(begin)

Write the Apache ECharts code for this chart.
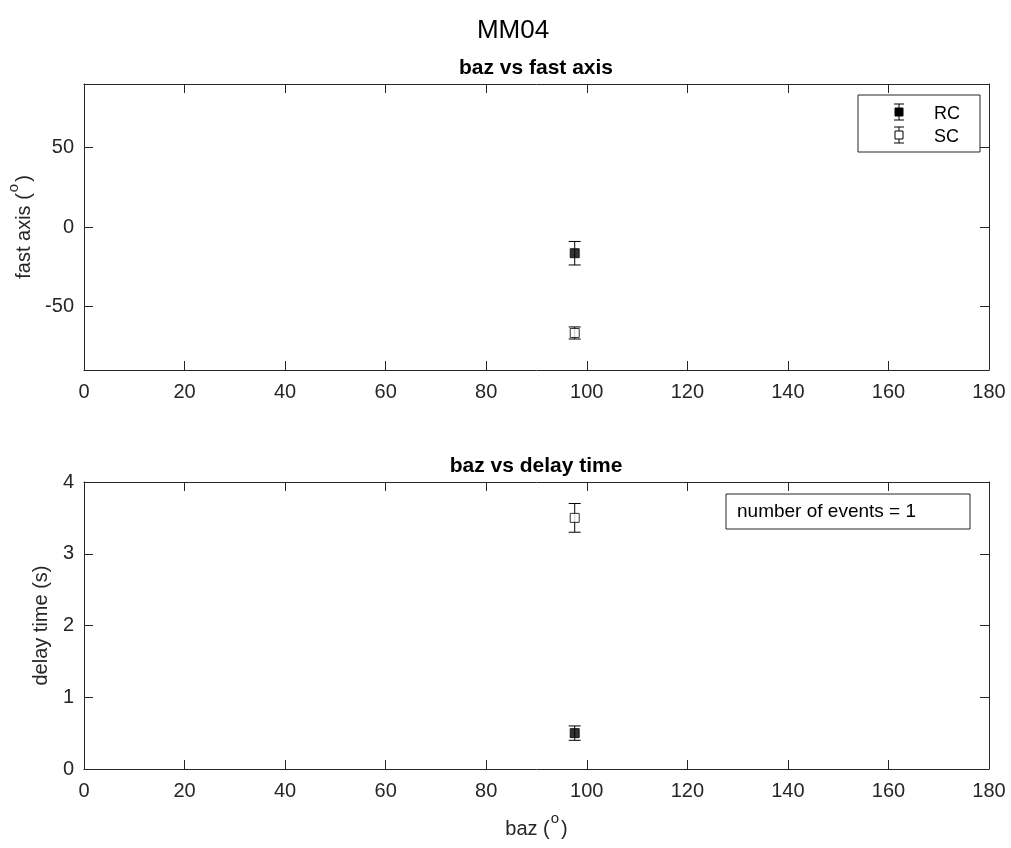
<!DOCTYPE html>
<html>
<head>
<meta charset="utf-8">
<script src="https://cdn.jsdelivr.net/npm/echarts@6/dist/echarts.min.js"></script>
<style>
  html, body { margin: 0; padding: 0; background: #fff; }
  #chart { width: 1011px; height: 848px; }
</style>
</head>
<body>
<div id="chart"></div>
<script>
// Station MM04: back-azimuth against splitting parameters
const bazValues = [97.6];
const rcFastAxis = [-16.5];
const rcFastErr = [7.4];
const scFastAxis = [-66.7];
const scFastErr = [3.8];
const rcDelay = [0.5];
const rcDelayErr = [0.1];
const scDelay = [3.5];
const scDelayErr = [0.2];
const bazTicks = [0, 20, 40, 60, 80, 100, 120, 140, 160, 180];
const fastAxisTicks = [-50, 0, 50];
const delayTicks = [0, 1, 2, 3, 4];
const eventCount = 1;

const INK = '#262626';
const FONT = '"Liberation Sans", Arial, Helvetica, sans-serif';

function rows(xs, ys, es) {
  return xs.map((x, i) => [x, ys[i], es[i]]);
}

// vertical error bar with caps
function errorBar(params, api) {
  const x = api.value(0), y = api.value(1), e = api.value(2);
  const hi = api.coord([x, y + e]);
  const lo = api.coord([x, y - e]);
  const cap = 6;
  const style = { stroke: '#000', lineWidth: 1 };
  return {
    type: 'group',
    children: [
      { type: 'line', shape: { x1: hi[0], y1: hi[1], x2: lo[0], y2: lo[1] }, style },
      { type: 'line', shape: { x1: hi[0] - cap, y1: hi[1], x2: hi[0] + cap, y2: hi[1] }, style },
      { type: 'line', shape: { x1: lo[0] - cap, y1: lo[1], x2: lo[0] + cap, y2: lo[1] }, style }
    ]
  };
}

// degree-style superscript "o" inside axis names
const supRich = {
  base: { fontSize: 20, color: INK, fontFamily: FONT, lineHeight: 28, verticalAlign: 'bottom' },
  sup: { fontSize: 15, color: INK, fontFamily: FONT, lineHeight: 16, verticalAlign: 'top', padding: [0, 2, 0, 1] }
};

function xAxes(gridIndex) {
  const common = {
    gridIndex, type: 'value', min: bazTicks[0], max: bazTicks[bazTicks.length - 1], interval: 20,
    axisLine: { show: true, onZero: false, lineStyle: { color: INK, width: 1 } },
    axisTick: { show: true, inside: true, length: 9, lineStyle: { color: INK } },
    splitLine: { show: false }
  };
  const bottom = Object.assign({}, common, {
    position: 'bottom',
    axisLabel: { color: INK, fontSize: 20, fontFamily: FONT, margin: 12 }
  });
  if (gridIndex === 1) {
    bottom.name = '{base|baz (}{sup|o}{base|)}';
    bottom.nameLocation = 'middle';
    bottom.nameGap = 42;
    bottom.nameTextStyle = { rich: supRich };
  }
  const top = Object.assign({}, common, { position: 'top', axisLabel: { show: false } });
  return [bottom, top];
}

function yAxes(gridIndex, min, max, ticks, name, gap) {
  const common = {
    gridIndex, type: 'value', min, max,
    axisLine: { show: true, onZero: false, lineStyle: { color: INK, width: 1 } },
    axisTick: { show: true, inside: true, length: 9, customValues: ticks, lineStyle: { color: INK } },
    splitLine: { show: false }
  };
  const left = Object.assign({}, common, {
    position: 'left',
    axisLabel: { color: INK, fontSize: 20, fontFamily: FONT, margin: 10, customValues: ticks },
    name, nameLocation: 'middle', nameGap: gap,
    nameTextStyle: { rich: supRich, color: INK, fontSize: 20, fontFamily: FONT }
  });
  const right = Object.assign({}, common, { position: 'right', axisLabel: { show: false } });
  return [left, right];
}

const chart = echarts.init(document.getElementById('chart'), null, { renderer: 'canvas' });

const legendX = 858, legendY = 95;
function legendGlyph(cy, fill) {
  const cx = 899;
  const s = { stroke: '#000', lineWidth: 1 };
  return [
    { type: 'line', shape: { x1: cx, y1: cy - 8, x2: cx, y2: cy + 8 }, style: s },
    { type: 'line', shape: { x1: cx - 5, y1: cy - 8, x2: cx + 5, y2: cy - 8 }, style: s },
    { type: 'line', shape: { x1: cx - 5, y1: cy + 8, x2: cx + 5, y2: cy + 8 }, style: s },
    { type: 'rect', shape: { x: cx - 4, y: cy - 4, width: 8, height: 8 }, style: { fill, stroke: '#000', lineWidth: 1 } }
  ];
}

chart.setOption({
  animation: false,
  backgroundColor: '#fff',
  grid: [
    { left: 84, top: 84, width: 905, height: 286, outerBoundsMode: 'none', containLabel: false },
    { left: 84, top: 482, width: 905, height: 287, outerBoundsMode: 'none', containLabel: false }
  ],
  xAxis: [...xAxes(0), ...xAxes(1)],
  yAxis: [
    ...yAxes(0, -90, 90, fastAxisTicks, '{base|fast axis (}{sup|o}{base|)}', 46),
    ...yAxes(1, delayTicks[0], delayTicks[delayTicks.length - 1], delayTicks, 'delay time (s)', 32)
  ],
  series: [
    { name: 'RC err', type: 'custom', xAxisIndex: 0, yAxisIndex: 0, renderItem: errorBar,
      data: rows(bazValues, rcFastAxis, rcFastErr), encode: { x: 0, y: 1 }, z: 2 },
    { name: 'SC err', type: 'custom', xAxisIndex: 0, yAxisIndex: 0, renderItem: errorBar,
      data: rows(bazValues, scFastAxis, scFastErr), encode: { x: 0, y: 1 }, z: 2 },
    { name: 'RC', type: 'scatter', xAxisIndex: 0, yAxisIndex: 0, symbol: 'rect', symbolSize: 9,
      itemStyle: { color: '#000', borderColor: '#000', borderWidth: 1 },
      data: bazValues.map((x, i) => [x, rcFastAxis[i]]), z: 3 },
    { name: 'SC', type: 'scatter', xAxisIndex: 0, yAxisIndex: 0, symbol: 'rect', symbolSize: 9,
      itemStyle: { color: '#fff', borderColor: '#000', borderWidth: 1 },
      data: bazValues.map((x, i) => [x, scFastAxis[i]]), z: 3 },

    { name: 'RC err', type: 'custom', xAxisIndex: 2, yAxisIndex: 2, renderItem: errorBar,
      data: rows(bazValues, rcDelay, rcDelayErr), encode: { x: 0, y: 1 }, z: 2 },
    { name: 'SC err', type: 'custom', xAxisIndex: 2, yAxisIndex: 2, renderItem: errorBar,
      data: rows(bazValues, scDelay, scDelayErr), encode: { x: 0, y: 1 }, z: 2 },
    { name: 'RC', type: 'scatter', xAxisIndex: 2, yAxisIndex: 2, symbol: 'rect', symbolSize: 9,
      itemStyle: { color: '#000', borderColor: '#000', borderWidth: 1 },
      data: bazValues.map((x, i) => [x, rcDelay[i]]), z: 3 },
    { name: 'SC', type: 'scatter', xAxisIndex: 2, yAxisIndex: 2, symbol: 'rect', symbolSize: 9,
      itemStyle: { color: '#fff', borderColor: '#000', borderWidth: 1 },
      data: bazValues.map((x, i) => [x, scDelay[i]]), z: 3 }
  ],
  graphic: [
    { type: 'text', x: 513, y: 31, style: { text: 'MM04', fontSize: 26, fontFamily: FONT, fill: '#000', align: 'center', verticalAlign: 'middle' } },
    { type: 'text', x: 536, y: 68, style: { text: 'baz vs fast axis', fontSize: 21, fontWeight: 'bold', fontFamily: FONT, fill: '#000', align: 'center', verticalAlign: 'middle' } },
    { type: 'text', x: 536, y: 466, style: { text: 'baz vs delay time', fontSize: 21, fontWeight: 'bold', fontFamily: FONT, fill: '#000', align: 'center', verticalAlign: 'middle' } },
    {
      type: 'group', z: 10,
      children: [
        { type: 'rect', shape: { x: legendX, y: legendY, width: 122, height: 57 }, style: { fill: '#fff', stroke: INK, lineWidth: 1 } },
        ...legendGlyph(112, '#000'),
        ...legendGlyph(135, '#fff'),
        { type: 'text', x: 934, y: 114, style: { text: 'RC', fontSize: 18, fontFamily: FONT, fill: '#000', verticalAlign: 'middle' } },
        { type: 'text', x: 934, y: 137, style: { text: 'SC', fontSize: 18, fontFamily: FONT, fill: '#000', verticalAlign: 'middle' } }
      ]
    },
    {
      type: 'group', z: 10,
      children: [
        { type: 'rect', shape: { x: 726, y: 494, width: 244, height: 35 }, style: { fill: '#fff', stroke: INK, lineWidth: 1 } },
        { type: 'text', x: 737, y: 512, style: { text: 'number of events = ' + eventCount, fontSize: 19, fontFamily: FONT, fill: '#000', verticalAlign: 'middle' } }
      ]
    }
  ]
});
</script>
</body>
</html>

(end)

> **GIVEN TASK**
Leave the pictures out and please restate exactly the lines running from the start of the material through the one with "const eventCount = 1;".

> **TASK ANSWER**
Write the Apache ECharts code for this chart.
<!DOCTYPE html>
<html>
<head>
<meta charset="utf-8">
<script src="https://cdn.jsdelivr.net/npm/echarts@6/dist/echarts.min.js"></script>
<style>
  html, body { margin: 0; padding: 0; background: #fff; }
  #chart { width: 1011px; height: 848px; }
</style>
</head>
<body>
<div id="chart"></div>
<script>
// Station MM04: back-azimuth against splitting parameters
const bazValues = [97.6];
const rcFastAxis = [-16.5];
const rcFastErr = [7.4];
const scFastAxis = [-66.7];
const scFastErr = [3.8];
const rcDelay = [0.5];
const rcDelayErr = [0.1];
const scDelay = [3.5];
const scDelayErr = [0.2];
const bazTicks = [0, 20, 40, 60, 80, 100, 120, 140, 160, 180];
const fastAxisTicks = [-50, 0, 50];
const delayTicks = [0, 1, 2, 3, 4];
const eventCount = 1;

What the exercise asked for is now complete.